I live on a norwegian island
Malachi invited us up to his little cabin on an island in Norway that he had just bought with his girl. We knew it would be worth the effort to get up there so we shuffled our plans to make it work. After the third ferry ride to get to the cabin, I forgot where the mainland started and finished. The few hundred year old log cabin sat humbly and peacefully in the middle of a pine forest clearing with its back to the mountains and its face towards the sea. It felt like a Norwegian version of the 70’s Australian surf film ‘Morning of the Earth’. We spent our days clearing fallen trees and rowing a dingy out to catch fish for lunch. Ending the days with a swim to clean off, before heading out to forage for berries for dessertlater on. The nights were spent taking turns at choosing records, playing backgammon, reading, drinking home brewed wine and sitting around the pot belly fireplace to stay warm. When the night was done we would walk out to the half converted barn to hit the hay. This was life with Malachi.
How did a kiwi boy end up living in a cabin built in the 1800’s on a island in Norway?
Good question. The initial pull to Norway was the mountains. At the time I was really into my base jumping, then as every good Kiwi/Aussie boy does, I met a Norwegian girl. I fell in love with Norway, its rich history, traditions and authenticity. Together we bought a small farm on an island. I’m a little bit of a romantic dreamer, so the fact that the house was older than nearly every house in New Zealand made it all the better.
We wanted to see how self sustained we could become and this was the perfect location. We both loved the mountains and the ocean, so to live between the two was a dream.
What was the best aspect about waking up there everyday?
Waking up with your little shack surrounded by the ocean and big mountains was perhaps the most perfect setting. Possibilities were endless. A morning routine of Neil Young on the record player and a coffee, drunk outside while assessing the day’s weather and options. It was perfect.
How did you fill your days?
We had 25 acres so there was always a lot to do about the place, clearing fallen trees, fishing, actually alot of fishing, looking after the animals, sheep, hens and a pig, slaughtering and butchering, and of course the odd trip into the mountains or to the neighbours for a coffee.
Our seasons were extreme also with 24 hours of daylight in the summer and never seeing the sun for four months of winter. So in the summer days you could still be working outside untill 12pm. Whereas, in winter it’s hibernation. But there’s never a dull moment in lifestyle farming. It takes up a lot of time and energy.

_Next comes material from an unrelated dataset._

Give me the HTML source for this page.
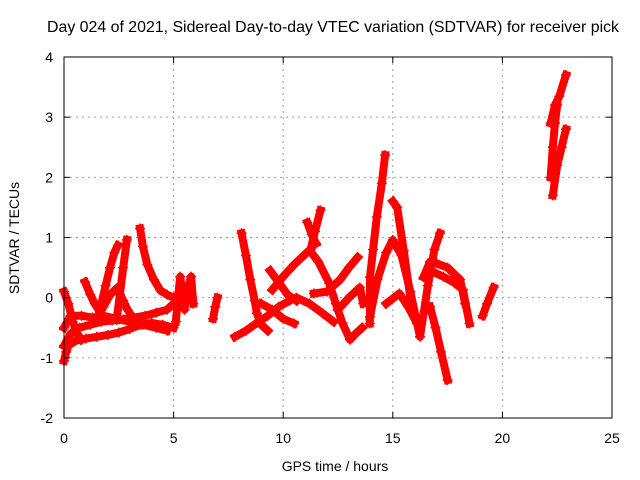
<!DOCTYPE html>
<html><head><meta charset="utf-8"><style>
html,body{margin:0;padding:0;background:#fff;}
svg{display:block;font-family:"Liberation Sans",sans-serif;}
</style></head><body>
<svg id="chart" width="640" height="480" viewBox="0 0 640 480">
<rect width="640" height="480" fill="#fff"/>
<text x="47" y="32" font-size="15.9" fill="#000">Day 024 of 2021, Sidereal Day-to-day VTEC variation (SDTVAR) for receiver pick</text>
<g id="grid"></g>
<g id="marks"></g>
<rect x="64" y="57" width="548" height="361" fill="none" stroke="#000" stroke-width="1"/>
<g id="ticks"></g>
<text x="335" y="471" font-size="14" text-anchor="middle">GPS time / hours</text>
<text transform="translate(19,238) rotate(-90)" font-size="14" text-anchor="middle">SDTVAR / TECUs</text>
</svg>
<script>
const xTicks=[0,5,10,15,20,25];
const yTicks=[-2,-1,0,1,2,3,4];
const trackA=[[0,-1.05],[0.1,-0.9],[0.2,-0.8],[0.5,-0.72],[1,-0.68],[1.5,-0.65],[2,-0.62],[2.5,-0.58],[3,-0.52],[3.5,-0.45],[4,-0.42],[4.5,-0.45],[5,-0.5]];
const trackB=[[0,-0.8],[0.3,-0.6],[0.7,-0.5],[1.2,-0.45],[1.7,-0.4],[2.2,-0.38],[2.7,-0.36],[3.2,-0.33],[3.7,-0.3],[4.2,-0.25],[4.7,-0.2],[5,-0.1]];
const trackC=[[0,-0.5],[0.3,-0.3],[0.8,-0.3],[1.3,-0.33],[1.8,-0.3],[2.4,-0.35],[3,-0.4],[3.6,-0.45],[4.2,-0.5],[4.7,-0.55]];
const trackD=[[0,0.1],[0.2,-0.1],[0.4,-0.4],[0.6,-0.6],[0.8,-0.7]];
const trackE=[[1.5,-0.35],[1.8,-0.15],[2.1,0.05],[2.42,0.16],[2.7,-0.05],[2.9,-0.2],[3.1,-0.32]];
const trackF=[[0.96,0.26],[1.2,0.05],[1.4,-0.1],[1.64,-0.24]];
const trackG=[[1.64,-0.2],[1.9,0.2],[2.1,0.5],[2.3,0.75],[2.46,0.87]];
const trackH=[[2.4,-0.37],[2.55,0.05],[2.7,0.5],[2.87,0.96]];
const trackI=[[3.47,1.15],[3.6,0.85],[3.8,0.55],[4.1,0.3],[4.4,0.12],[4.7,0.05],[5,0]];
const trackJ=[[5.1,-0.4],[5.2,0],[5.3,0.35],[5.5,-0.2],[5.6,0.1],[5.8,0.35],[5.9,-0.1]];
const trackK=[[6.8,-0.35],[6.9,-0.15],[7.0,0.0]];
const trackL=[[7.8,-0.65],[8.3,-0.55],[8.8,-0.42],[9.3,-0.3],[9.8,-0.15],[10.3,-0.05],[10.6,0],[11.2,-0.1],[11.8,-0.26],[12.3,-0.4]];
const trackM=[[8.1,1.07],[8.3,0.7],[8.5,0.3],[8.7,-0.05],[8.8,-0.26],[9.0,-0.45],[9.3,-0.55]];
const trackN=[[9.5,0.13],[10.0,0.35],[10.5,0.55],[11.2,0.79],[11.6,0.6],[12.1,0.24],[12.4,-0.1],[12.7,-0.42],[13.05,-0.7],[13.3,-0.6],[13.6,-0.5]];
const trackO=[[11.25,0.8],[11.45,1.1],[11.7,1.45]];
const trackP=[[11.1,1.25],[11.3,1.05],[11.5,0.9]];
const trackQ=[[11.4,0.07],[12.0,0.1],[12.6,0.3],[13.0,0.5],[13.4,0.67]];
const trackR=[[9.4,0.45],[9.8,0.25],[10.2,0.05],[10.6,-0.05]];
const trackS=[[9.0,-0.1],[9.5,-0.2],[10.0,-0.35],[10.5,-0.43]];
const trackT=[[12.5,-0.2],[13.0,0.0],[13.5,0.17],[13.65,-0.1]];
const trackU=[[13.95,-0.43],[13.96,0.34],[14.1,0.8],[14.27,1.34],[14.5,1.9],[14.65,2.37]];
const trackV=[[13.96,-0.32],[14.3,0.3],[14.7,0.75],[15.0,0.96],[15.4,0.7],[15.8,0.1],[16.24,-0.65],[16.6,0.2],[16.9,0.8],[17.15,1.07]];
const trackW=[[15.0,1.6],[15.2,1.5],[15.5,0.78],[15.8,0]];
const trackX=[[14.7,-0.1],[15.3,0.07],[15.7,-0.15],[16.1,-0.43]];
const trackY=[[16.7,-0.15],[16.95,-0.5],[17.2,-0.9],[17.5,-1.37]];
const trackZ=[[16.7,0.45],[17.3,0.35],[17.8,0.25],[18.2,0.13],[18.5,-0.43]];
const trackZ2=[[16.4,0.34],[16.7,0.6],[17.0,0.57],[17.5,0.5],[18.07,0.3],[18.3,-0.1]];
const trackZ3=[[19.1,-0.3],[19.3,-0.1],[19.6,0.17]];
const trackZ4=[[22.2,2.9],[22.4,3.2],[22.6,3.35],[22.9,3.7]];
const trackZ5=[[22.3,1.7],[22.5,2.2],[22.7,2.5],[22.9,2.8]];
const trackZ6=[[22.2,2.0],[22.3,2.5],[22.4,2.9],[22.5,3.2]];
const tracks=[trackA,trackB,trackC,trackD,trackE,trackF,trackG,trackH,trackI,trackJ,trackK,trackL,trackM,trackN,trackO,trackP,trackQ,trackR,trackS,trackT,trackU,trackV,trackW,trackX,trackY,trackZ,trackZ2,trackZ3,trackZ4,trackZ5,trackZ6];

const NS='http://www.w3.org/2000/svg';
const X0=64,X1=612,Y0=418,Y1=57,xmin=0,xmax=25,ymin=-2,ymax=4;
function sx(t){return X0+(t-xmin)/(xmax-xmin)*(X1-X0);}
function sy(v){return Y0-(v-ymin)/(ymax-ymin)*(Y0-Y1);}
function mk(tag,attrs,parent){const e=document.createElementNS(NS,tag);for(const k in attrs)e.setAttribute(k,attrs[k]);parent.appendChild(e);return e;}
const grid=document.getElementById('grid'),ticks=document.getElementById('ticks'),marks=document.getElementById('marks');
xTicks.forEach(t=>{
  const x=sx(t);
  if(t>xmin&&t<xmax){const g=mk('line',{x1:x,x2:x,y1:Y1,y2:Y0,stroke:'#a0a0a0','stroke-dasharray':'2,4'},grid);
  
  }
  mk('line',{x1:x,x2:x,y1:Y0,y2:Y0-6,stroke:'#000'},ticks);
  mk('line',{x1:x,x2:x,y1:Y1,y2:Y1+6,stroke:'#000'},ticks);
  const l=mk('text',{x:x,y:443,'font-size':14,'text-anchor':'middle'},ticks);l.textContent=t;
  
  
});
yTicks.forEach(v=>{
  const y=sy(v);
  if(v>ymin&&v<ymax){const g=mk('line',{x1:X0,x2:X1,y1:y,y2:y,stroke:'#a0a0a0','stroke-dasharray':'2,4'},grid);
  
  }
  mk('line',{x1:X0,x2:X0+6,y1:y,y2:y,stroke:'#000'},ticks);
  mk('line',{x1:X1,x2:X1-6,y1:y,y2:y,stroke:'#000'},ticks);
  const l=mk('text',{x:53,y:y+5,'font-size':14,'text-anchor':'end'},ticks);l.textContent=v;
  
  
});
tracks.forEach(tr=>{
  const pl=mk('polyline',{points:tr.map(p=>sx(p[0])+','+sy(p[1])).join(' '),fill:'none',stroke:'#ff0000','stroke-width':8,'stroke-linejoin':'round','stroke-linecap':'square'},marks);
  
  
  tr.forEach(p=>{
    const x=sx(p[0]),y=sy(p[1]);
    const m=mk('path',{d:`M${x-5},${y}H${x+5}M${x},${y-5}V${y+5}`,stroke:'#ff0000','stroke-width':1.5},marks);
    
    
  });
});
</script>
</body></html>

Did your time there change your outlook on life, how or why?
Yeah definitely, I think that every experience changes your outlook a little, if not a lot. The time on the island made me realise how important a community of like-minded people is for me. Every situation has its hard points as well and the isolation got to me from time to time. I realised that people are super important to me. I think I grew a lot in that time.
How is working on your own property different to working a nine to five job?
There is ALWAYS something to do. And being the dreamer that I am, I had 100 things on the go and 237 more that I was going to do in one day. I never had enough time.
But in the same way it’s super rewarding. It’s amazing when you stand back and look at what you have done in that day. And not moving work places like I usually do; always knowing the right tide to just jump in the row boat to catch some fish for lunch is good too.
In a sense, farm life seems busier, but how does it make you slow down?
Good question. It helped me slow down for sure. When friends came to stay, I could shuffle jobs about and actually spend time with them, or better yet get them involved. And the lack of people on the island meant no meaningless, polite conversations; really getting to know people makes you slow down on the inside.
What did you do for money there?
In the summer I would do tandem skydiving, and in between I did a little bit of work on a salmon farm.
What’s some advice you might give someone wanting to go and live in another country?
Do it! It’s as simple as that. Meet the people, love the people and learn the language. It’s hard for sure but the culture and place will open to you as you open towards it.